Fuck, does that annoy me. Gordon Ramsay does it all the time. Pacifically rather than specifically. Aaaaaaarrrrgggghhhh.

Is that a regional think or just a bad habbit spread throughout the country?
 
The only time I've taken more than a rucksack on a train is festivals so everyone is in the same boat, but it's weird how you're expected to leave your stuff so far away as anyone could just casually take it and walk off without any danger at all!
The last time, I had family heirlooms in my case, so it wasn't like I could replace clothes and deodorant. Seriously tenderhooks from Dorset to London. I think I did a decent enough job of chatting up the inspector to look out for it as much as he could but you know, it only takes one dickhead to whip it off the train.
 
I don't know about all that but I do know It's SHITE being Scottish! We're the lowest of the low. The scum of the fucking Earth! The most wretched, miserable, servile, pathetic trash that was ever shat into civilization. Some people hate the English. I don't. They're just wankers. We, on the other hand, are colonized by wankers. Can't even find a decent culture to be colonized by. We're ruled by effete arseholes. It's a SHITE state of affairs to be in, Tommy, and all the fresh air in the world won't make any fucking difference!

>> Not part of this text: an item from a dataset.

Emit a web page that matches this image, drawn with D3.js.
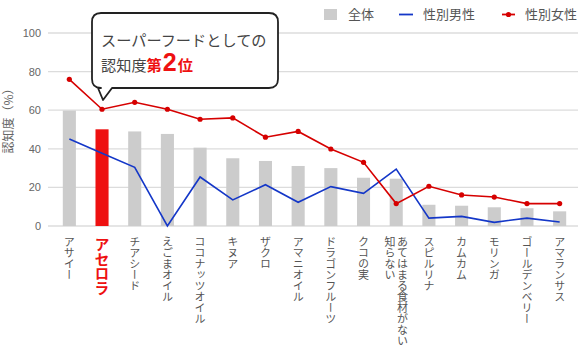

Irvine Welsh certainly has a way with words. One of my favourite authors as a young man.
 
That's insane.
This is why people here who moan about the NHS really piss me off. You get sick or need an operation and you're treated, simple as that.
Yep. Even when I didn't have health insurance and we'd just landed in the country I found a lump. Thankfully no problem, but even with us paying through the nose it took nearly a fortnight for an appointment to get a mammogram.
 
The last time, I had family heirlooms in my case, so it wasn't like I could replace clothes and deodorant. Seriously tenderhooks from Dorset to London. I think I did a decent enough job of chatting up the inspector to look out for it as much as he could but you know, it only takes one dickhead to whip it off the train.


I'm surprised it doesn't happen more.

I love a train journey if you have a spot to yourself and can relax, but many times I've had to sit on the floor in one of the seperator sections because there were no seats and it was a 2 hour journey.
What I don't get, is why the fuck do we have so many first class carriages?
They are ALWAYS mostly empty, whilst the standard areas are almost always crammed with people standing in the aisles etc.
 
Yep. Even when I didn't have health insurance and we'd just landed in the country I found a lump. Thankfully no problem, but even with us paying through the nose it took nearly a fortnight for an appointment to get a mammogram.

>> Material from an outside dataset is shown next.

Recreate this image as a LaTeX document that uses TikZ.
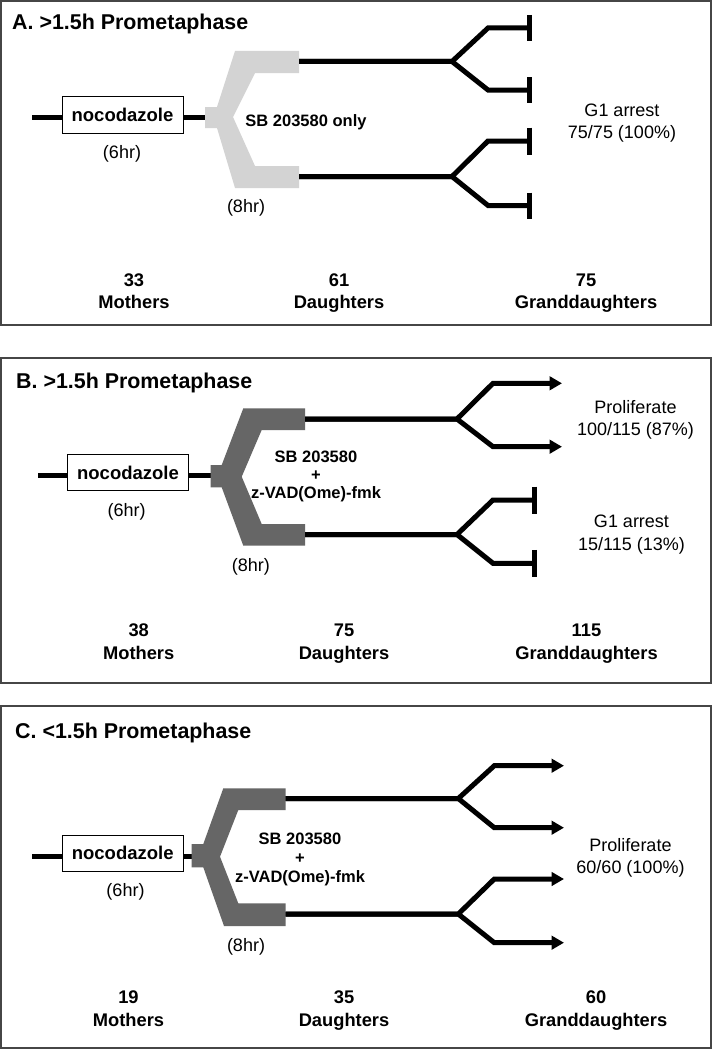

So what happens if you have no insurance and hurt yourself?
I assume you get treated and they don't just leave you?
 
I'm surprised it doesn't happen more.

I love a train journey if you have a spot to yourself and can relax, but many times I've had to sit on the floor in one of the seperator sections because there were no seats and it was a 2 hour journey.
What I don't get, is why the fuck do we have so many first class carriages?
They are ALWAYS mostly empty, whilst the standard areas are almost always crammed with people standing in the aisles etc.
I've gone to first class when it goes to a situation of no seats and offered to pay the upgrade. This used to be my 6" heels days, no fucking way I wasn't sitting down on a comfy seat after corporate bollocks for an entire day. Depends on the inspector whether they charge or not. I've not done it with luggage though so I don't know.
 
So what happens if you have no insurance and hurt yourself?
I assume you get treated and they don't just leave you?
I honestly don't know. I don't think they'd leave you with your leg hanging off, but I think it's actually illegal now if you're gainfully employed to not have health insurance. Please correct me, Murricans.
 
I've gone to first class when it goes to a situation of no seats and offered to pay the upgrade. This used to be my 6" heels days, no fucking way I wasn't sitting down on a comfy seat after corporate bollocks for an entire day. Depends on the inspector whether they charge or not. I've not done it with luggage though so I don't know.


I used to hate the feeling of sitting in a seat which had a ticket on and wondering if and when someone was going to get on and say "excuse me, that's my seat".
Only happened to me once tho, even when I sat in a ticketed seat I was only asked to move once.
So many times I've just sat on the floor tho.